I'm not sure what makes one constitutionally authorized election normal and another not.
But a close look at last year's "normal election" hints at Pearce's vulnerability.
Among the 30 winning state senators in last year's state senate elections, Pearce was the 28th lowest vote getter. Only two winning senators had lower winning vote totals and they were unopposed.
Pearce also placed 28th in the percentage of his winning vote when measured against the most recent list of registered voters, according to my analysis of Secretary of State online records.
Pearce received 17,552 votes from a district with a registration of 71,168. He won with 24.663 percent of the registered vote to win.
In other words, more than 75 percent of the registered voters didn't participate in his election.
If that's what "normal" looks like, I wouldn't brag about it.
I've read thousands of words of analysis on the recall. Some of it tried to hang the outcome on the illegal immigration issue. But much of it acknowledged that a host of factors were at play.
Little of what I have read actually involved talking with real voters.
In an effort to make a connection with a few real voters, I tracked down five Lewis voters.
Among them were Debby and Mike Elliott who hosted a reception in September where I first met Pearce opponent Jerry Lewis.
Of the five, Debby Elliott is the least political. She's lived in Mesa all of her 60 years, graduated from Westwood High School, and has served her community through the arts.
"I was hoping people would rise up and make statement to the rest of Arizona and rest of country that we are thinking people," she said.
Senate Bill "1070 was well-intentioned at the beginning," she continued. But "with Russell enough was not enough."

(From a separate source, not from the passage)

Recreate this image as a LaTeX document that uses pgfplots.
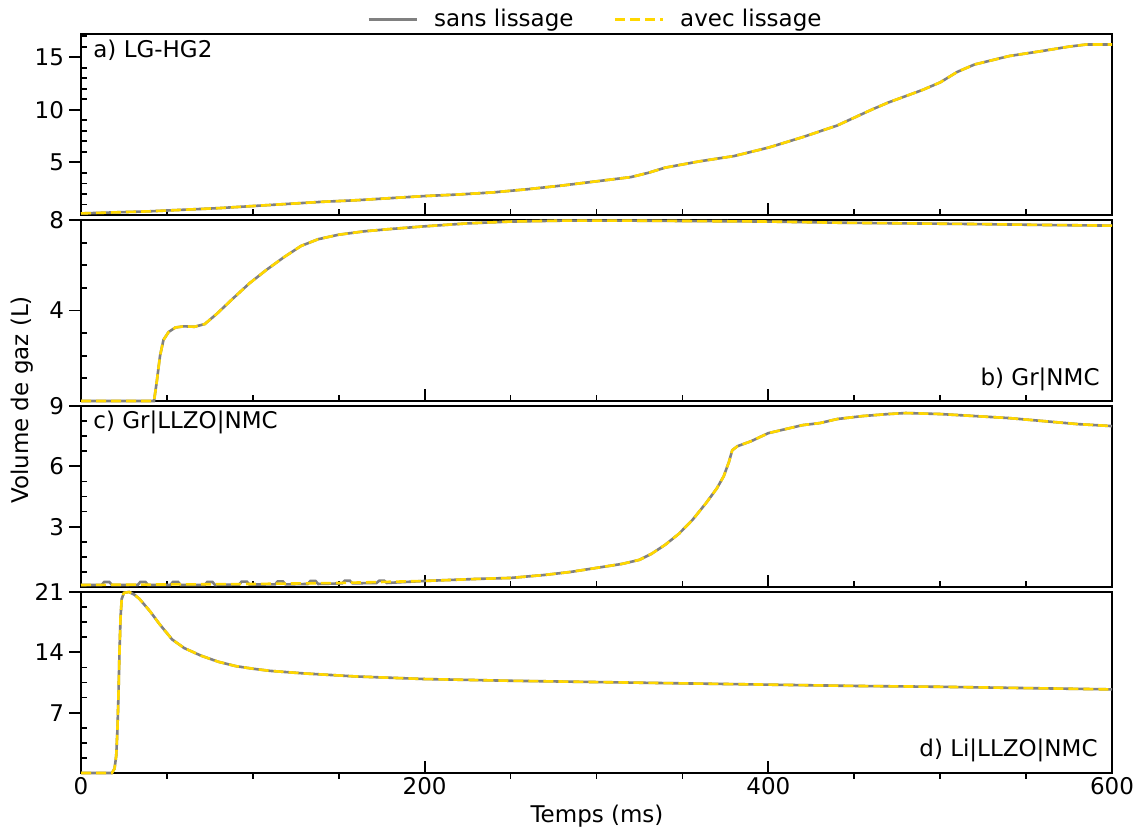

"They (state politicians) need to find a way to build consensus instead of dynamiting everything. They have to get back to the greater good," she said.
Husband Mike Elliott had a similar assessment.
Elliott, who is a businessman, said he asked Pearce about his experience in the private sector.
"It was very limited," Elliott said. "Just about every paycheck he's ever gotten has been funded by the taxpayers."
"His single-issue focus and stridency was seen very badly around the country," Mike Elliott added. "We're not Alabama in the 60s, but that's the image we were projecting."
I also talked to Mesa City Councilman Dave Richins, whose district includes West Mesa.
Richins got my attention before the election when he told the Arizona Republic: "The attitude that Russell Pearce takes toward cities is absolutely one of confrontation, not one of working together."
Reflecting in the aftermath of the recall, Richins said, Pearce "got distracted from serving his constituents."
He didn't attend community events, church bazaars, park openings, neighborhood gatherings.
Rather, Richins said Pearce surrounded himself with like minded people in District 18.
"If you don't participate (in community life) anymore, if you are not around, you're just in an echo chamber," Richins said.